France edged out Belgium in St Petersburg not with an Mbappe goal but, somewhat predictably, a header from a corner, courtesy of Samuel Umtiti.
Again somewhat predictably, this was a closely contested match that could really have gone either way. In the past two games of the respective teams, Belgium were ultimately better organised and, with all due respect, luckier than Japan and Brazil.
It has been the same story for France; they ruthlessly exploited a weak Argentina - although still conceded three goals - and edged past a stubborn Uruguay thanks to another set-piece goal and a goalkeeping howler.
Between them they have laid waste to South America's brightest hopes, leaving many of the continent's pundits bemoaning their sides' lack of European know-how.
"We still have the Messis and Neymars," says Jorge Valdano, a world champion with Argentina in 1986, "but for the first time in a decade, the physical aspect imposed itself on the technical aspect and the collective aspect on the individual aspect.
"That is why the middle classes, like Sweden and Russia, reached the quarter-finals."
And it is why France and Belgium, two vastly more talented nations, went one step further. When they faced off on Tuesday night, the game, which was enjoyable and full of chances, followed a predictable pattern; there was bright attacking play from some of the fine individuals on show, but ultimately this was a structured game where both defences - and their goalkeepers - held up well.

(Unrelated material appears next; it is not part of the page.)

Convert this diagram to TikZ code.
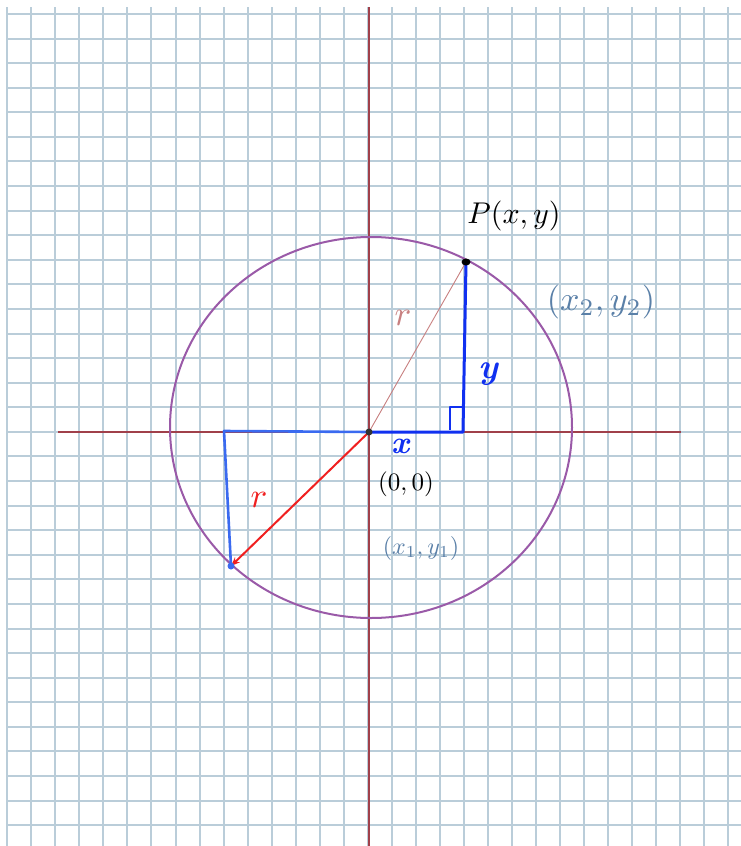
\documentclass[tikz,border=0pt]{standalone}
\usepackage{graphicx}
\usetikzlibrary{arrows.meta}
\definecolor{gridc}{HTML}{BACDD9}
\definecolor{axisc}{HTML}{A0404A}
\definecolor{circc}{HTML}{9A5AA8}
\definecolor{bluec}{HTML}{1030F0}
\definecolor{lbluec}{HTML}{3A6AF0}
\definecolor{redc}{HTML}{F02020}
\definecolor{rosec}{HTML}{C88080}
\definecolor{labc}{HTML}{5A80A8}
\tikzset{
  gridline/.style={draw=gridc, line width=2pt},
  axisline/.style={draw=axisc, line width=2pt},
  circline/.style={draw=circc, line width=2pt},
  legline/.style={draw=bluec, line width=3pt, line join=round},
  lleg/.style={draw=lbluec, line width=2.6pt, line join=round},
  rline/.style={draw=rosec, line width=0.9pt},
  rarrow/.style={draw=redc, line width=2pt, -{Stealth[length=9pt,width=7pt]}},
  lab/.style={inner sep=0pt},
  slab/.style={inner sep=0pt, text=labc},
}
\begin{document}
\begin{tikzpicture}[x=1pt,y=-1pt]
\useasboundingbox (0,0) rectangle (741,846);
\fill[white] (0,0) rectangle (741,846);
% grid
\foreach \k in {0,...,30} {
  \pgfmathsetmacro\gx{round(7.3+24.03*\k)}
  \draw[gridline] (\gx,7) -- (\gx,846);
}
\foreach \k in {0,...,33} {
  \pgfmathsetmacro\gy{round(14+24.58*\k)}
  \draw[gridline] (6,\gy) -- (741,\gy);
}
% coordinates
\coordinate (O) at (369,432);
\coordinate (P) at (466,262);
\coordinate (F) at (463,432);
\coordinate (L) at (224,431);
\coordinate (Q) at (231,566);
\coordinate (Xl) at (58,432);
\coordinate (Xr) at (681,432);
\coordinate (Yt) at (368.5,7);
\coordinate (Yb) at (368.5,846);
% axes
\draw[axisline] (Xl) -- (Xr);
\draw[axisline] (Yt) -- (Yb);
% circle
\draw[circline] (371,427.5) ellipse [x radius=201, y radius=190.5];
% right triangle
\draw[rline] (O) -- (P);
\draw[legline] (P) -- (F) -- (O);
\draw[legline, line width=2pt] (450,430) -- (450,407) -- (462,407);
% left triangle
\draw[lleg] (O) -- (L) -- (Q);
\draw[rarrow] (O) -- (Q);
% points
\fill[black] (P) ellipse [x radius=4.5, y radius=3.5];
\fill[black!80] (O) circle (3.5);
\fill[lbluec] (Q) circle (3.5);
% labels
\node[lab] (lP) at (514,216) {\scalebox{3}{$P(x,y)$}};
\node[slab] (l2) at (601,302) {\scalebox{3.4}{$(x_2,y_2)$}};
\node[lab, text=bluec] (ly) at (488,374) {\scalebox{3.5}{\bfseries\itshape y}};
\node[lab, text=bluec] (lx) at (400,446) {\scalebox{3.2}{\bfseries\itshape x}};
\node[slab, text=black] (l0) at (406,484) {\scalebox{2.5}{$(0,0)$}};
\node[slab] (l1) at (421,548) {\scalebox{2.4}{$(x_1,y_1)$}};
\node[lab, text=redc] (lr) at (259,500) {\scalebox{3.5}{$r$}};
\node[lab, text=rosec] (lr2) at (403,318) {\scalebox{3.5}{$r$}};
\end{tikzpicture}
\end{document}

Umtiti out-jumped Marouane Fellaini at a corner six minutes into the second half and that was the difference. The European teams that have arrived to the last four have relied on these fine margins; Croatia have won on penalties twice, England have done it once, and have made hay at set-pieces all summer.
But while Valdano and South America can still lay claim to Messi and Neymar, Europe has Mbappe.
He was not the difference maker here but his numerous interventions leave you with the feeling that he will be, at some point. Maybe after such a tight World Cup we are merely hoping for this to be the case, a superstar we can hail and hashtag.
But he has shown that he can really explode, and when he does it will be something truly special. He 'arrived' against Argentina, his breathtaking pace cutting Messi's men to bits, but found himself shackled by Uruguay, by far the most organised South American side, at every level.
Against Belgium the 19-year-old was something in between; not quite the Argentina highs, but certainly not the Uruguay lows.
His pace - or even the threat of it - had Belgium on the back-foot throughout, the fans in the stands on their feet, but the impudent flick that put Olivier Giroud through on goal moments after Umtiti's opener showed that there is more to his game, that he does not simply need space to run into to kill you.
At times he was guilty of picking the wrong pass - twice on the break he switched the play when he really could have burned his man and caused damage far closer to the box - but he is the individual, in this most collective of World Cups, who will most concern whoever faces France in Moscow on Sunday.
Both England and Croatia follow the blueprint of well-drilled European sides and it will surely be another tight match in the Russian capital, especially with so much at stake.
There's a fair chance that it will be another set-piece, or a penalty shoot-out, that will decide it. But with Mbappe on the pitch, there is always a sense that something truly remarkable could happen at any moment.
Plenty expected France to flounder in Russia, given their relative lack of flair when the talent of their players is taken into account, but their discipline and organisation, the traits that had been overlooked as we focused on what they do not have, have proven to be more than enough to get them this far.
Two years ago they got to the final of the European Championship against Portugal on home soil but looked uninspired, frozen almost, and a long-range Eder goal proved to be the fine margin. It was what France did not have that cost them.
But they did not have Mbappe then, and now they do.